= Written instruction =
Without the pictures, output the lines of the material from the very first through the one that holds "from matplotlib import font_manager as fm".

= Dataset section =
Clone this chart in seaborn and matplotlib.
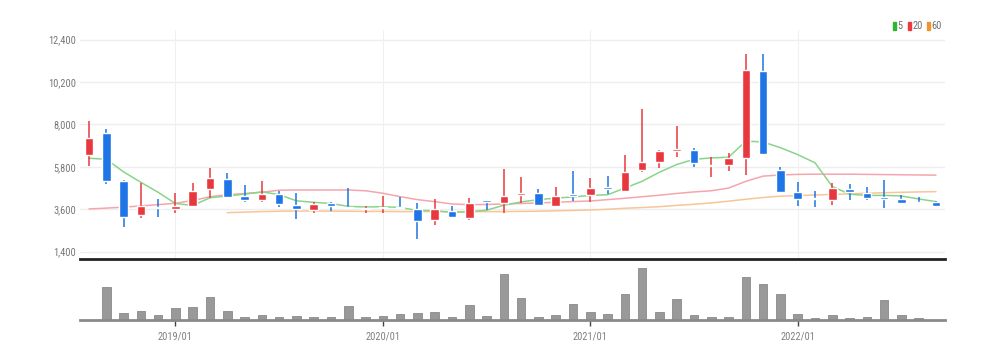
import numpy as np
import pandas as pd
import matplotlib
matplotlib.use("Agg")
import matplotlib.pyplot as plt
import seaborn as sns
from matplotlib.patches import Rectangle
from matplotlib import font_manager as fm

months = ["2018/08", "2018/09", "2018/10", "2018/11", "2018/12",
          "2019/01", "2019/02", "2019/03", "2019/04", "2019/05", "2019/06",
          "2019/07", "2019/08", "2019/09", "2019/10", "2019/11", "2019/12",
          "2020/01", "2020/02", "2020/03", "2020/04", "2020/05", "2020/06",
          "2020/07", "2020/08", "2020/09", "2020/10", "2020/11", "2020/12",
          "2021/01", "2021/02", "2021/03", "2021/04", "2021/05", "2021/06",
          "2021/07", "2021/08", "2021/09", "2021/10", "2021/11", "2021/12",
          "2022/01", "2022/02", "2022/03", "2022/04", "2022/05", "2022/06",
          "2022/07", "2022/08", "2022/09"]

opens = [6420, 7550, 5070, 3300, 3700, 3600, 3770, 4640, 5160, 4300,
         4080, 4400, 3820, 3550, 3910, 3720, 3620, 3640, 3700, 3610,
         3050, 3530, 3170, 4070, 3910, 4350, 4430, 3780, 4380, 4350,
         4760, 4570, 5640, 6070, 6600, 6680, 5840, 5920, 6250, 10780,
         5640, 4510, 4190, 4080, 4640, 4460, 4240, 4120, 3995, 3965]
closes = [7320, 5070, 3220, 3770, 3640, 3790, 4570, 5210, 4255, 4080,
          4400, 3860, 3600, 3860, 3770, 3660, 3690, 3700, 3640, 3000,
          3620, 3220, 3910, 4000, 4310, 4460, 3820, 4310, 4290, 4710,
          4640, 5550, 6070, 6640, 6710, 5990, 5910, 6250, 10830, 6470,
          4510, 4120, 4120, 4690, 4480, 4170, 4150, 3945, 3930, 3790]
highs = [8200, 7750, 5100, 4950, 4135, 4430, 4980, 5760, 5500, 4860,
         5070, 4566, 4430, 3995, 3995, 4720, 3772, 4290, 4254, 3943,
         4120, 3772, 4203, 4070, 5677, 5293, 4639, 4773, 5588, 5240,
         5330, 6419, 8790, 6650, 7924, 6765, 6300, 6538, 11660, 11660,
         5813, 5033, 4566, 4950, 4900, 4773, 5121, 4340, 4254, 4047]
lows = [5860, 4914, 2700, 3133, 3217, 3393, 3735, 4203, 4250, 3995,
        3980, 3735, 3082, 3424, 3528, 3650, 3424, 3393, 3620, 2044,
        2786, 3210, 3045, 3564, 3424, 3912, 3820, 3705, 4030, 3995,
        4395, 4560, 5552, 5728, 6330, 5780, 5260, 5588, 5380, 6450,
        4462, 3772, 3704, 3824, 4083, 4083, 3652, 3876, 3876, 3704]

volumes = [0, 335000, 73000, 93000, 53000, 120000, 126000, 233000, 86000, 26000,
           53000, 27000, 37000, 30000, 30000, 143000, 27000, 43000, 63000, 67000,
           85000, 35000, 150000, 40000, 465000, 220000, 32000, 55000, 165000, 83000,
           60000, 263000, 525000, 80000, 215000, 52000, 32000, 32000, 430000, 360000,
           265000, 65000, 22000, 55000, 22000, 35000, 198000, 50000, 17000, 0]

ma5 = [6247, 6195, 5540, 5000, 4480, 3898, 3798, 4196, 4293, 4381,
       4503, 4361, 4039, 3960, 3898, 3750, 3716, 3736, 3692, 3538,
       3530, 3436, 3478, 3550, 3812, 3980, 4100, 4180, 4238, 4318,
       4354, 4700, 5052, 5522, 5922, 6192, 6264, 6300, 7138, 7090,
       6794, 6436, 6010, 4782, 4384, 4316, 4322, 4287, 4135, 3997]
ma20 = [3616, 3660, 3710, 3772, 3840, 3912, 4050, 4250, 4350, 4420,
        4480, 4590, 4600, 4600, 4600, 4600, 4560, 4431, 4254, 4100,
        3995, 3876, 3840, 3850, 3876, 3900, 3930, 3960, 4000, 4030,
        4100, 4171, 4250, 4330, 4420, 4500, 4560, 4700, 5050, 5320,
        5380, 5410, 5420, 5420, 5420, 5410, 5400, 5390, 5380, 5370]
ma60 = [np.nan] * 8 + [3424, 3450, 3480, 3500, 3510, 3510, 3500, 3500, 3490, 3490,
                       3480, 3480, 3476, 3476, 3476, 3476, 3480, 3490, 3500, 3520,
                       3540, 3564, 3600, 3652, 3690, 3735, 3800, 3860, 3930, 4020,
                       4120, 4210, 4280, 4310, 4340, 4370, 4400, 4430, 4460, 4480,
                       4500, 4514]

y_ticks = [1400, 3600, 5800, 8000, 10200, 12400]
x_tick_labels = ["2019/01", "2020/01", "2021/01", "2022/01"]
legend_labels = ["5", "20", "60"]

UP = "#e8383d"
DOWN = "#1f74e6"
MA_COLORS = ["#8ad48a", "#f4a6ac", "#f6c697"]
LEG_COLORS = ["#2fb52f", "#ee3a3f", "#f0952e"]

sns.set_style("white")
available = set(f.name for f in fm.fontManager.ttflist)
narrow = [n for n in ["Roboto Condensed", "Archivo Narrow", "Asap Condensed",
                      "Barlow Semi Condensed", "Liberation Sans Narrow"] if n in available]
plt.rcParams["font.family"] = narrow[:1] + ["DejaVu Sans"]

W, H = 998, 359
fig = plt.figure(figsize=(W / 100, H / 100), dpi=100)

def frac(x0, y0, x1, y1):
    return [x0 / W, (H - y1) / H, (x1 - x0) / W, (y1 - y0) / H]

ax = fig.add_axes(frac(80, 30, 945, 259))
axv = fig.add_axes(frac(80, 262, 945, 320))

df = pd.DataFrame({"month": months, "open": opens, "close": closes,
                   "high": highs, "low": lows, "volume": volumes,
                   "ma5": ma5, "ma20": ma20, "ma60": ma60})
df["x"] = np.arange(len(df))
up = df["close"] >= df["open"]
colors = np.where(up, UP, DOWN)

# gridlines
for v in y_ticks:
    ax.axhline(v, color="#eeeeee", lw=1.0, zorder=0)
tick_pos = [months.index(m) for m in x_tick_labels]
for p in tick_pos:
    ax.axvline(p, color="#f0f0f0", lw=0.8, zorder=0)

# moving averages
for col, c in zip(["ma60", "ma20", "ma5"], [MA_COLORS[2], MA_COLORS[1], MA_COLORS[0]]):
    sns.lineplot(data=df, x="x", y=col, ax=ax, color=c, lw=1.1, zorder=2)

# candles
ax.vlines(df["x"], df["low"], df["high"], colors=colors, lw=1.1, zorder=3)
body_bottom = np.minimum(df["open"], df["close"])
body_h = np.maximum(np.abs(df["close"] - df["open"]), 70)
ax.bar(df["x"], body_h, bottom=body_bottom, width=0.5, color=colors, zorder=4)

ax.set_xlim(-0.52, 49.52)
ax.set_ylim(1020, 12900)
ax.set_yticks(y_ticks)
ax.set_yticklabels([f"{v:,}" for v in y_ticks], color="#777777", fontsize=7.5)
ax.tick_params(axis="y", length=0, pad=3)
ax.set_xticks([])
ax.set_xlabel("")
ax.set_ylabel("")
for s in ["top", "right", "left"]:
    ax.spines[s].set_visible(False)
ax.spines["bottom"].set_color("#222222")
ax.spines["bottom"].set_linewidth(2.0)

# volume
sns.barplot(data=df, x="x", y="volume", ax=axv, native_scale=True, width=0.5,
            color="#999999", saturation=1, errorbar=None, edgecolor="#8a8a8a",
            linewidth=0.6)
axv.set_xlim(-0.52, 49.52)
axv.set_ylim(0, 580000)
axv.set_yticks([])
axv.set_xticks(tick_pos)
axv.set_xticklabels(x_tick_labels, color="#808080", fontsize=7.5)
axv.tick_params(axis="x", bottom=True, direction="out", length=4, width=1,
                color="#444444", pad=4)
axv.set_xlabel("")
axv.set_ylabel("")
for s in ["top", "right", "left"]:
    axv.spines[s].set_visible(False)
axv.spines["bottom"].set_color("#8a8a8a")
axv.spines["bottom"].set_linewidth(2.0)

# legend
leg_x = [893, 908, 927]
for lx, lab, c in zip(leg_x, legend_labels, LEG_COLORS):
    fig.patches.append(Rectangle((lx / W, (H - 30) / H), 3.2 / W, 7.5 / H,
                                 transform=fig.transFigure, color=c))
    fig.text((lx + 4.5) / W, (H - 26.3) / H, lab, fontsize=7.5, color="#707070",
             va="center", ha="left")

fig.savefig("out.png", dpi=100)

= Answer to the problem =
Clone this chart in seaborn and matplotlib.
import numpy as np
import pandas as pd
import matplotlib
matplotlib.use("Agg")
import matplotlib.pyplot as plt
import seaborn as sns
from matplotlib.patches import Rectangle
from matplotlib import font_manager as fm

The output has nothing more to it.